The IMF says that these people are only hurt short-term and in the long run everyone will benefit. Mexico has been involved with the IMF for almost two decades and things are worse for people. Babies on the U.S.-Mexican border are often born with birth defects, some are born dead, without brains, due to all the pollution. Real wages are down.

Furthermore, the Mexican constitution says that the National University shall be free, so that all people can get an education. The IMF has made them start charging tuition…this money goes to debt repayment. The students at UNAM (the National Autonomous University of Mexico) went on strike. Their president wouldn’t meet with them and over 700 people got arrested and many were beaten. The list goes on and on. I wrote a paper called: “The Effects of IMF Structural Adjustment Programs on Mexican Workers and Students.” This is being shared with people up here [in Washington, D.C.].

So, we are busy…but this is very inspiring.

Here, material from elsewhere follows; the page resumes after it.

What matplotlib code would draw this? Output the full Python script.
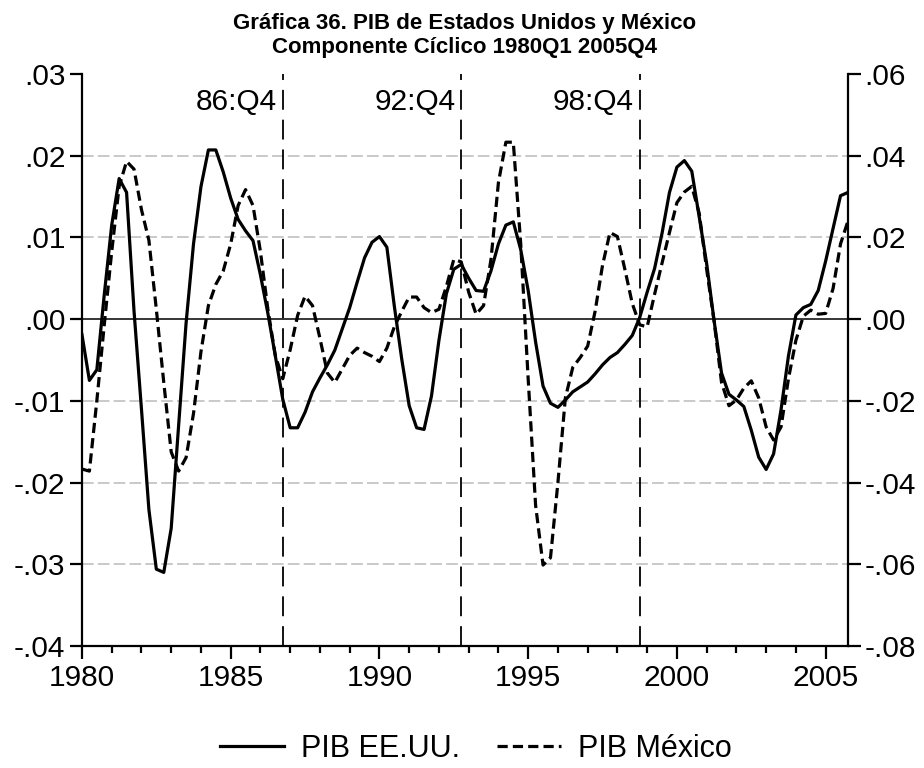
import numpy as np
import matplotlib
matplotlib.use('Agg')
import matplotlib.pyplot as plt
from matplotlib.ticker import FuncFormatter, MultipleLocator

plt.rcParams['font.family'] = ['Liberation Sans', 'DejaVu Sans']

# componente ciclico trimestral, 1980Q1 - 2005Q4
pib_eeuu = [
    -0.0019, -0.0075, -0.0062, 0.0030, 0.0115, 0.0172, 0.0155, 0.0010,
    -0.0110, -0.0233, -0.0306, -0.0310, -0.0256, -0.0130, -0.0005, 0.0092,
    0.0162, 0.0207, 0.0207, 0.0180, 0.0148, 0.0122, 0.0108, 0.0096,
    0.0054, 0.0007, -0.0045, -0.0098, -0.0133, -0.0133, -0.0114, -0.0089,
    -0.0072, -0.0056, -0.0038, -0.0012, 0.0014, 0.0045, 0.0075, 0.0094,
    0.0101, 0.0088, 0.0016, -0.0049, -0.0106, -0.0133, -0.0135, -0.0094,
    -0.0026, 0.0031, 0.0061, 0.0067, 0.0050, 0.0035, 0.0034, 0.0059,
    0.0092, 0.0115, 0.0119, 0.0085, 0.0035, -0.0028, -0.0082, -0.0103,
    -0.0108, -0.0099, -0.0089, -0.0083, -0.0077, -0.0067, -0.0056, -0.0047,
    -0.0041, -0.0031, -0.0020, 0.0002, 0.0033, 0.0062, 0.0105, 0.0155,
    0.0186, 0.0194, 0.0181, 0.0125, 0.0068, -0.0002, -0.0066, -0.0092,
    -0.0099, -0.0107, -0.0136, -0.0169, -0.0184, -0.0165, -0.0111, -0.0045,
    0.0005, 0.0014, 0.0018, 0.0035, 0.0071, 0.0111, 0.0151, 0.0155,
]
pib_mexico = [
    -0.0367, -0.0372, -0.0200, -0.0014, 0.0165, 0.0325, 0.0386, 0.0367,
    0.0268, 0.0193, 0.0024, -0.0155, -0.0325, -0.0372, -0.0339, -0.0231,
    -0.0080, 0.0033, 0.0085, 0.0118, 0.0184, 0.0278, 0.0317, 0.0278,
    0.0165, 0.0024, -0.0089, -0.0146, -0.0075, 0.0009, 0.0056, 0.0033,
    -0.0047, -0.0132, -0.0155, -0.0122, -0.0089, -0.0071, -0.0082, -0.0091,
    -0.0104, -0.0071, -0.0019, 0.0019, 0.0054, 0.0054, 0.0028, 0.0016,
    0.0024, 0.0080, 0.0146, 0.0140, 0.0066, 0.0012, 0.0033, 0.0146,
    0.0334, 0.0433, 0.0433, 0.0184, -0.0146, -0.0456, -0.0602, -0.0584,
    -0.0400, -0.0193, -0.0118, -0.0094, -0.0066, 0.0019, 0.0132, 0.0212,
    0.0202, 0.0122, 0.0038, -0.0014, -0.0019, 0.0061, 0.0137, 0.0212,
    0.0285, 0.0311, 0.0325, 0.0259, 0.0122, -0.0005, -0.0155, -0.0212,
    -0.0198, -0.0169, -0.0151, -0.0193, -0.0264, -0.0296, -0.0264, -0.0146,
    -0.0052, 0.0007, 0.0022, 0.0012, 0.0014, 0.0075, 0.0184, 0.0240,
]
quiebres = [1986.75, 1992.75, 1998.75]
quiebres_txt = ['86:Q4', '92:Q4', '98:Q4']

t = 1980 + np.arange(len(pib_eeuu)) / 4.0


def fmt(v, pos):
    s = '%.2f' % v
    return s.replace('0.', '.', 1)


fig = plt.figure(figsize=(9.24, 7.68), dpi=100)
ax = fig.add_axes([0.0887, 0.1589, 0.829, 0.7448])
ax2 = ax.twinx()

ax.set_xlim(1980, t[-1])
ax.set_ylim(-0.04, 0.03)
ax2.set_ylim(-0.08, 0.06)

# rejilla gris discontinua y linea de cero
for g in [0.02, 0.01, -0.01, -0.02, -0.03, -0.04]:
    ax.axhline(g, color='#c0c0c0', lw=1.2, ls=(0, (7, 2.5)), zorder=1)
ax.axhline(0, color='black', lw=1.1, zorder=2)

for q, txt in zip(quiebres, quiebres_txt):
    ax.axvline(q, color='black', lw=1.3, ls=(0, (11, 5.5)), zorder=2)
    ax.text(q - 0.2, 0.0266, txt, ha='right', va='center', fontsize=21.5)

l1, = ax.plot(t, pib_eeuu, color='black', lw=2.3, zorder=4, label='PIB EE.UU.')
l2, = ax2.plot(t, pib_mexico, color='black', lw=2.3, ls=(0, (3.2, 1.6)),
               zorder=4, label='PIB México')

for a in (ax, ax2):
    a.spines['top'].set_visible(False)
    for s in a.spines.values():
        s.set_linewidth(1.6)
ax.spines['right'].set_visible(False)
ax2.spines['left'].set_visible(False)
ax2.spines['bottom'].set_visible(False)

ax.yaxis.set_major_locator(MultipleLocator(0.01))
ax2.yaxis.set_major_locator(MultipleLocator(0.02))
ax.yaxis.set_major_formatter(FuncFormatter(fmt))
ax2.yaxis.set_major_formatter(FuncFormatter(fmt))
ax.xaxis.set_major_locator(MultipleLocator(5))
ax.xaxis.set_minor_locator(MultipleLocator(1))

ax.tick_params(axis='y', direction='out', length=9, width=1.6, labelsize=21.5, pad=3)
ax2.tick_params(axis='y', direction='out', length=9, width=1.6, labelsize=21.5, pad=3)
ax.tick_params(axis='x', which='major', direction='out', length=9, width=1.6,
               labelsize=21.5, pad=4)
ax.tick_params(axis='x', which='minor', direction='out', length=5, width=1.6)

fig.text(0.503, 0.983, 'Gráfica 36. PIB de Estados Unidos y México\nComponente Cíclico 1980Q1 2005Q4',
         ha='center', va='top', fontsize=16, fontweight='bold', linespacing=1.2)

fig.legend([l1, l2], ['PIB EE.UU.', 'PIB México'], loc='center',
           bbox_to_anchor=(0.515, 0.025), ncol=2, frameon=False, fontsize=22,
           handlelength=2.1, handletextpad=0.55, columnspacing=1.2)

fig.savefig('out.png', dpi=100)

People are ready and willing to work and suffer for change…so here we go.

Solidarity,

Jennie



Upsurge in Youth Activism Against Global Capitalism


A friend of our magazine, a college teacher, reports: “Seattle has the kids wild with enthusiasm.” In one class a student “a great young leader of the Brown University contingent, actually an Asian-American girl in the YCL,” reported her experience of what had gone on in Seattle. Instead of 50 students in class that day, there were 130. In another class, our teacher friend says: “I put a Seattle video up next to (after) the 1877 ‘Grand Army of Starvation’ film by the New York Social History group. The parallels were staggering, even to me; for the kids, it made more sense of history than I could have managed.”

“The activists are building for the April 15–16 demo in DC at the World Bank/IMF meetings. And that’s the weekend of the CLR James Conference here! Oh well…”

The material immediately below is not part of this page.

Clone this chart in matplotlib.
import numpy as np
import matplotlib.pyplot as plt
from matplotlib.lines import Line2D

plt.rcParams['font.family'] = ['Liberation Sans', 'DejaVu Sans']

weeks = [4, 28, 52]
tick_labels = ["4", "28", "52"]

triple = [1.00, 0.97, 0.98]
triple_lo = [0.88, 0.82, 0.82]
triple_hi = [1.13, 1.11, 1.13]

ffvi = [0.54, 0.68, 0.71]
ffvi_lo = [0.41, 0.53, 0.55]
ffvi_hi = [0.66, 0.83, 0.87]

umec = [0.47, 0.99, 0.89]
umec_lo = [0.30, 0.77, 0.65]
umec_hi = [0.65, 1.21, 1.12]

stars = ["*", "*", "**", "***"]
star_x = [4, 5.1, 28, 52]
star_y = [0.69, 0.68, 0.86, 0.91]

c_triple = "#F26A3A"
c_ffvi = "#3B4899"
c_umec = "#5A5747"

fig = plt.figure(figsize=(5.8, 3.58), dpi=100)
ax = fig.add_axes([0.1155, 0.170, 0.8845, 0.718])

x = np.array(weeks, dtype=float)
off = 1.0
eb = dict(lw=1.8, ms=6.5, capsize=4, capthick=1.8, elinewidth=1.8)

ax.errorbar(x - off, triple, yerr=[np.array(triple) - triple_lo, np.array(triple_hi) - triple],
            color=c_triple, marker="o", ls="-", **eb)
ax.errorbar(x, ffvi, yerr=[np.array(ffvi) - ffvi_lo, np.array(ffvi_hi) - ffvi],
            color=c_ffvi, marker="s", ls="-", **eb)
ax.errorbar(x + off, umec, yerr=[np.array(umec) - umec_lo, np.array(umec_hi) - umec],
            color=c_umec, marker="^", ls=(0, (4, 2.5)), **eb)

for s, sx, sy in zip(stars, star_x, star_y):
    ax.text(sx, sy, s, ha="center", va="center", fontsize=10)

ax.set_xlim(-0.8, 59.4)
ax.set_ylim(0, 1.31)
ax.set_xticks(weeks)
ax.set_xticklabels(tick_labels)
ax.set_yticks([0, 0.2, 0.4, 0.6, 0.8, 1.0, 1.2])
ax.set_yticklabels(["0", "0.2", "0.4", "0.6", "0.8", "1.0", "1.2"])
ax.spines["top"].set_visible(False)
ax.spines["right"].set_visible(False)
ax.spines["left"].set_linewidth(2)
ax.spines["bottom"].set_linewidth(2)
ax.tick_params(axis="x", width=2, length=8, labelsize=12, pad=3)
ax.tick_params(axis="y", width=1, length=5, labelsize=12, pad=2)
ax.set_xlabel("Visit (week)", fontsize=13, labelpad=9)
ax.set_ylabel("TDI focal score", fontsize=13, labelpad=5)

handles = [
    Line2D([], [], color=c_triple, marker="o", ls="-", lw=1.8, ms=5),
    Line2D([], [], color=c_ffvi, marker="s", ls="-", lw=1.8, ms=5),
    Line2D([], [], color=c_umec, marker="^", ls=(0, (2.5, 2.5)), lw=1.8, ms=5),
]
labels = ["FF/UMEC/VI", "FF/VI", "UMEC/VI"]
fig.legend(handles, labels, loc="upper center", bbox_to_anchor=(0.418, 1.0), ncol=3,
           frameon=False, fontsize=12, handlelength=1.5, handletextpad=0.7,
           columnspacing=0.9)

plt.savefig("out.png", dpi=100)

“It looks rather like the beginning of another adventure for another generation. All the best across the years.”

Another friend of our magazine, a visiting scholar at the University of Massachusetts, reports the following about a meeting in Western Massachusetts building for the April 16 AFL-CIO demonstration in Washington, D.C.: “[speaking at the meeting] was another trade unionist who even talked of international trade unions, cooperation with Chinese workers, and anti-capitalism, and he was the only one to spell out the word exploitation. But his every sentence was interrupted by cheers from the audience. So this made me hopeful about the possibility of a new upsurge and organization in Western Mass. There is something like a group of 500 going to DC.”


Labor Party Activist on April 16 March and Rally


A young Labor Party activist reported the following:

“I was in DC on Sunday [April 16]. I got the impression that labor did not participate as much as it did in Seattle, at least on Sunday. Labor had its own rally on Wednesday against China’s admission to the WTO.

“However, that’s not to say that they weren’t there at all. George Becker of the Steelworkers, AFL-CIO Secretary-Treasurer Rich Trumka, and AFSCME President Gerald McEntee all spoke at the main rally on the Ellipse. UE had a large contingent, including ‘Build the Labor Party’ and ‘Where is Al Gore?’ signs, and I even saw some Steelworkers doing civil disobedience.

“George Becker told the protesters that the students in DC were ‘the best this country has to offer’ and he made comparisons between us and our counterparts in the 1960s. The majority of the protesters were students and young people. I really felt that this was a turning point, that the neoliberal, social-program destroying, union-busting paradigm set by Thatcher and Reagan, and continued by Blair and Clinton, is finally falling apart. When I saw 10–15,000 of my brothers and sisters dedicated and fighting on the streets of Washington I got the feeling that we’re no longer on the defensive, that this is a turning point.

“While the people there were not mainly union members, they were in solidarity with unions and willing and able to find common cause with them. How this bodes for the Labor Party I don’t know, but it can’t hurt us. A vital, basically anti-corporate movement, based somewhat but not completely around class issues, and made up of dedicated individuals, should revitalize the labor movement, including the Labor Party, especially if its leaders do what Becker’s done and try to meet it half-way.”